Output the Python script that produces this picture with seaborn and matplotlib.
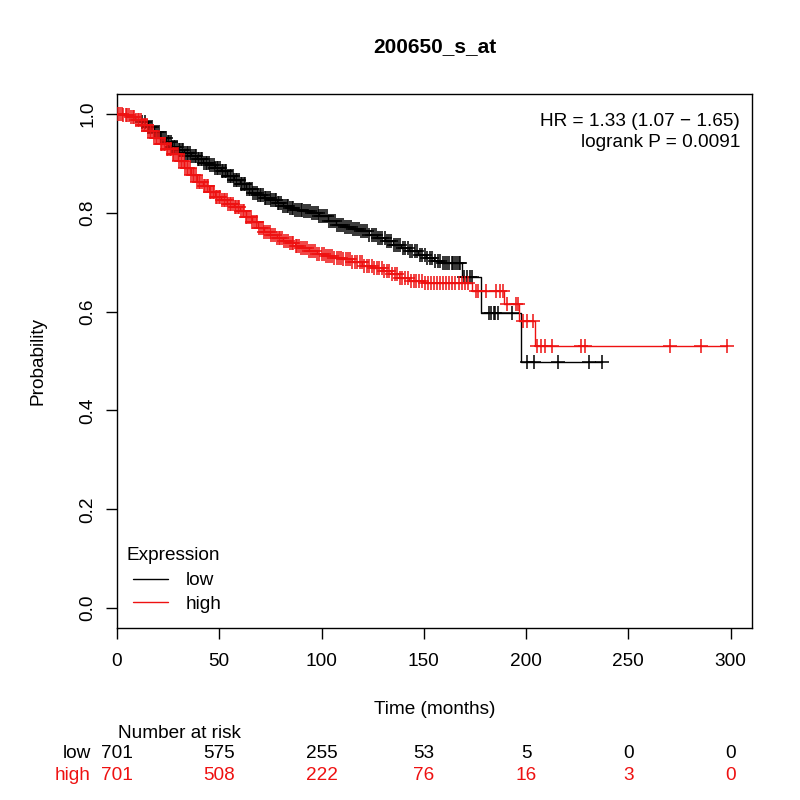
import numpy as np
import pandas as pd
import matplotlib
matplotlib.use("Agg")
import matplotlib.pyplot as plt
import seaborn as sns
from matplotlib.lines import Line2D

# survival steps (time in months, probability after the drop)
low_times = [0, 3, 6, 9, 12, 15, 18, 21, 24, 27, 30, 33, 36, 39, 42, 45, 48, 51, 54, 57,
             60, 63, 66, 69, 72, 75, 78, 81, 84, 87, 91, 95, 99, 103, 107, 111, 115, 119,
             123, 127, 131, 135, 139, 143, 147, 151, 155, 159, 168.5, 178, 197.6]
low_surv = [1.0, 0.998, 0.994, 0.99, 0.983, 0.974, 0.963, 0.952, 0.942, 0.933, 0.926, 0.921,
            0.915, 0.908, 0.901, 0.896, 0.891, 0.884, 0.875, 0.866, 0.857, 0.848, 0.84, 0.835,
            0.83, 0.826, 0.82, 0.814, 0.809, 0.806, 0.803, 0.8, 0.793, 0.783, 0.776, 0.771,
            0.766, 0.762, 0.755, 0.748, 0.742, 0.735, 0.729, 0.722, 0.715, 0.709, 0.703,
            0.698, 0.67, 0.597, 0.497]

high_times = [0, 3, 6, 9, 12, 15, 18, 21, 24, 27, 30, 33, 36, 39, 42, 45, 48, 51, 54, 57,
              60, 63, 66, 69, 72, 75, 78, 81, 84, 87, 90, 94, 98, 102, 106, 110, 115, 120,
              125, 130, 134, 138, 143, 150, 173.7, 189, 196.6, 204.4]
high_surv = [1.0, 0.997, 0.993, 0.987, 0.978, 0.966, 0.952, 0.938, 0.928, 0.918, 0.905, 0.89,
             0.876, 0.863, 0.853, 0.842, 0.832, 0.825, 0.818, 0.811, 0.803, 0.792, 0.781, 0.77,
             0.761, 0.755, 0.749, 0.743, 0.738, 0.733, 0.728, 0.722, 0.717, 0.713, 0.709,
             0.706, 0.7, 0.693, 0.688, 0.683, 0.676, 0.668, 0.662, 0.657, 0.641, 0.615, 0.58,
             0.531]

# censoring times (marked with +), estimated from the dense bands
low_censor = [12.4, 13.8, 15.1, 16.3, 17.2, 18.6, 19.4, 20.3, 21.5, 22.2, 23.1, 23.9, 24.8,
              25.6, 26.3, 27.1, 27.9, 28.6, 29.4, 30.2, 30.9, 31.7, 32.4, 33.3, 34.1, 34.8,
              35.6, 36.4, 37.1, 37.9, 38.7, 39.4, 40.2, 41.1, 41.8, 42.6, 43.3, 44.2, 44.9,
              45.7, 46.5, 47.2, 48.1, 48.8, 49.6, 50.4, 51.2, 51.9, 52.7, 53.5, 54.3, 55.1,
              55.8, 56.6, 57.4, 58.2, 58.9, 59.7, 60.5, 61.3, 62.1, 62.8, 63.6, 64.4, 65.2,
              65.9, 66.7, 67.5, 68.3, 69.1, 69.8, 70.6, 71.4, 72.3, 73.1, 73.8, 74.6, 75.5,
              76.3, 77.1, 77.9, 78.6, 79.4, 80.3, 81.2, 82.1, 82.9, 83.7, 84.6, 85.5, 86.3,
              87.2, 88.1, 89.0, 89.8, 90.7, 91.6, 92.6, 93.5, 94.4, 95.3, 96.2, 97.1, 98.1,
              99.0, 99.9, 100.9, 101.8, 102.8, 103.7, 104.7, 105.6, 106.6, 107.5, 108.5,
              109.4, 110.4, 111.4, 112.3, 113.3, 114.3, 115.2, 116.2, 117.3, 118.3, 119.3,
              120.3, 121.4, 122.4, 123.4, 124.5, 125.5, 126.6, 127.6, 128.7, 129.8, 130.9,
              132.0, 133.1, 134.1, 135.3, 136.4, 137.5, 138.6, 139.8, 140.9, 142.1, 143.2,
              144.4, 145.6, 146.8, 148.0, 149.2, 150.4, 151.7, 152.9, 154.2, 155.5, 156.8,
              158.1, 159.4, 160.2, 161.3, 162.5, 163.6, 164.4, 165.3, 166.2, 167.1, 167.8,
              169.8, 171.2, 172.4, 173.7, 182.0, 183.0, 184.1, 185.0, 186.5, 193.0, 200.6,
              203.9, 215.6, 230.7, 237.2]
high_censor = [0.6, 1.4, 2.3, 3.1, 4.2, 5.0, 5.9, 6.8, 7.6, 8.5, 9.3, 10.1, 10.9, 11.6, 12.4,
               13.1, 13.8, 14.6, 15.3, 16.1, 16.8, 17.6, 18.3, 19.1, 19.8, 20.6, 21.3, 22.1,
               22.8, 23.6, 24.3, 25.1, 25.8, 26.6, 27.3, 28.1, 28.8, 29.6, 30.3, 31.1, 31.8,
               32.6, 33.3, 34.1, 34.8, 35.6, 36.3, 37.1, 37.8, 38.6, 39.3, 40.1, 40.8, 41.6,
               42.3, 43.1, 43.8, 44.6, 45.3, 46.1, 46.8, 47.6, 48.3, 49.1, 49.8, 50.6, 51.3,
               52.1, 52.8, 53.6, 54.3, 55.1, 55.9, 56.7, 57.5, 58.2, 59.0, 59.8, 60.6, 61.4,
               62.2, 63.0, 63.8, 64.6, 65.4, 66.2, 67.0, 67.8, 68.7, 69.5, 70.3, 71.2, 72.0,
               72.9, 73.7, 74.6, 75.5, 76.3, 77.2, 78.1, 79.0, 79.9, 80.8, 81.7, 82.6, 83.5,
               84.5, 85.4, 86.3, 87.3, 88.2, 89.2, 90.1, 91.1, 92.1, 93.0, 94.0, 95.0, 96.0,
               97.0, 98.0, 99.0, 100.1, 101.1, 102.1, 103.2, 104.2, 105.3, 106.3, 107.4,
               108.5, 109.6, 110.7, 111.8, 112.9, 114.0, 115.1, 116.3, 117.4, 118.6, 119.7,
               120.9, 122.1, 123.3, 124.5, 125.7, 126.9, 128.1, 129.4, 130.6, 131.9, 133.1,
               134.4, 135.7, 137.0, 138.3, 139.6, 140.9, 142.3, 143.6, 145.0, 146.4, 147.8,
               149.2, 150.6, 152.0, 153.5, 154.9, 156.4, 157.9, 159.4, 160.9, 162.4, 164.0,
               165.5, 167.1, 168.6, 170.2, 171.8, 175.5, 176.7, 180.6, 185.2, 187.1, 188.8,
               190.9, 195.0, 196.3, 198.5, 200.6, 203.4, 205.5, 207.2, 209.1, 212.5, 226.8,
               229.0, 270.6, 285.8, 298.5]

risk_times = [0, 50, 100, 150, 200, 250, 300]
risk_low = [701, 575, 255, 53, 5, 0, 0]
risk_high = [701, 508, 222, 76, 16, 3, 0]

hr_text = "HR = 1.33 (1.07 \u2212 1.65)"
p_text = "logrank P = 0.0091"

FS = 13.7

sns.set_style("ticks")
plt.rcParams["font.family"] = ["Liberation Sans", "DejaVu Sans"]
plt.rcParams["font.size"] = FS
plt.rcParams["text.color"] = "black"
plt.rcParams["xtick.color"] = "black"
plt.rcParams["ytick.color"] = "black"

fig = plt.figure(figsize=(8, 8), dpi=100)
ax = fig.add_axes([0.14625, 0.215, 0.79375, 0.6675])


def step_frame(times, surv, censor, group):
    end = max(censor[-1], times[-1])
    t = list(times) + [end]
    s = list(surv) + [surv[-1]]
    return pd.DataFrame({"time": t, "surv": s, "group": group})


def censor_frame(times, surv, censor, group):
    idx = np.searchsorted(times, censor, side="right") - 1
    return pd.DataFrame({"time": censor, "surv": np.array(surv)[idx], "group": group})


curves = pd.concat([step_frame(low_times, low_surv, low_censor, "low"),
                    step_frame(high_times, high_surv, high_censor, "high")])
marks = pd.concat([censor_frame(low_times, low_surv, low_censor, "low"),
                   censor_frame(high_times, high_surv, high_censor, "high")])
palette = {"low": "black", "high": "#ee1111"}

for g in ["low", "high"]:
    sub = curves[curves.group == g]
    sns.lineplot(data=sub, x="time", y="surv", color=palette[g], drawstyle="steps-post",
                 estimator=None, sort=False, lw=1.0, ax=ax, legend=False)
    msub = marks[marks.group == g]
    sns.scatterplot(data=msub, x="time", y="surv", color=palette[g], marker="+", s=90,
                    linewidth=1.1, ax=ax, legend=False, zorder=3)

ax.set_xlim(0, 310.5)
ax.set_ylim(-0.04, 1.04)
ax.set_xticks(risk_times)
ax.set_yticks([0.0, 0.2, 0.4, 0.6, 0.8, 1.0])
ax.set_yticklabels(["0.0", "0.2", "0.4", "0.6", "0.8", "1.0"], rotation=90, va="center")
ax.tick_params(axis="both", length=8, width=1, color="black", labelsize=FS,
               labelcolor="black")
ax.tick_params(axis="x", pad=10)
ax.tick_params(axis="y", pad=7)
for sp in ax.spines.values():
    sp.set_visible(True)
    sp.set_linewidth(1.0)
    sp.set_color("black")
ax.set_xlabel("")
ax.set_ylabel("")

fig.text(0.5431, 1 - 47 / 800, "200650_s_at", ha="center", va="center",
         fontsize=15, fontweight="bold")
fig.text(38 / 800, 1 - 361 / 800, "Probability", rotation=90, ha="center", va="center",
         fontsize=FS)
fig.text(0.5431, 1 - 709 / 800, "Time (months)", ha="center", va="center", fontsize=FS)

ax.text(0.981, 0.949, hr_text, transform=ax.transAxes, ha="right", va="center", fontsize=FS)
ax.text(0.981, 0.909, p_text, transform=ax.transAxes, ha="right", va="center", fontsize=FS)

# legend: title as text, entries through legend()
ax.text((127 - 117) / 635, (628 - 555) / 534, "Expression", transform=ax.transAxes,
        ha="left", va="center", fontsize=FS)
handles = [Line2D([], [], color=palette["low"], lw=1.0),
           Line2D([], [], color=palette["high"], lw=1.0)]
ax.legend(handles, ["low", "high"], loc="upper left",
          bbox_to_anchor=((133 - 117) / 635, (628 - 572) / 534), frameon=False,
          fontsize=FS, handlelength=1.84, handletextpad=0.95, labelspacing=0.32,
          borderpad=0, borderaxespad=0)

# number at risk table
fig.text(118 / 800, 1 - 733 / 800, "Number at risk", ha="left", va="center", fontsize=FS)
for label, vals, col, ypx in [("low", risk_low, palette["low"], 754),
                              ("high", risk_high, palette["high"], 775)]:
    yfig = 1 - ypx / 800
    fig.text(91 / 800, yfig, label, ha="right", va="center", color=col, fontsize=FS)
    for t, v in zip(risk_times, vals):
        xfig = fig.transFigure.inverted().transform(ax.transData.transform((t, 0)))[0]
        fig.text(xfig, yfig, str(v), ha="center", va="center", color=col, fontsize=FS)

fig.savefig("out.png", dpi=100)
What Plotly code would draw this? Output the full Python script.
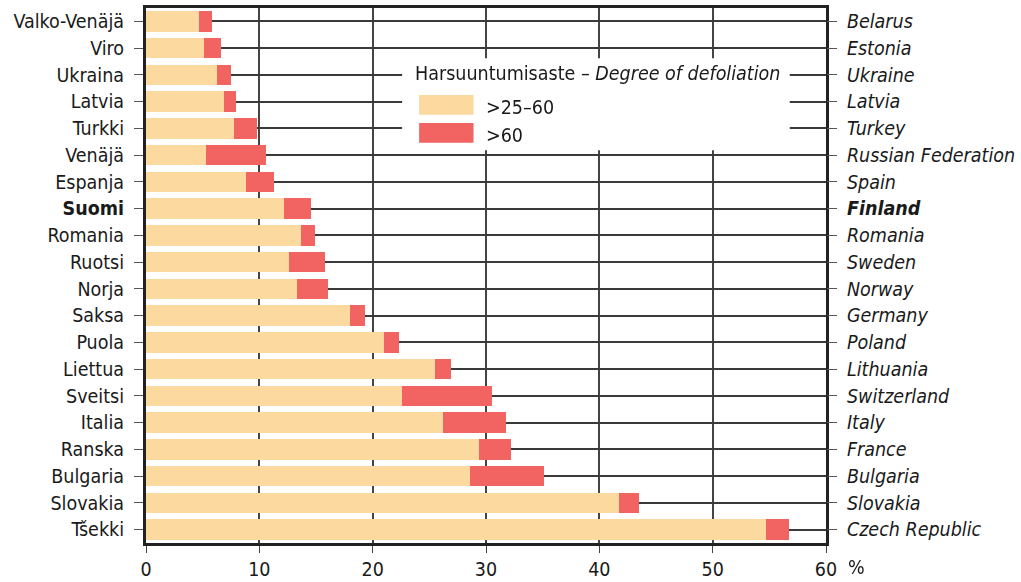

# Exercise brief:
Give only the number of lines in the material above that hold the word "Python".

# Solution below:
2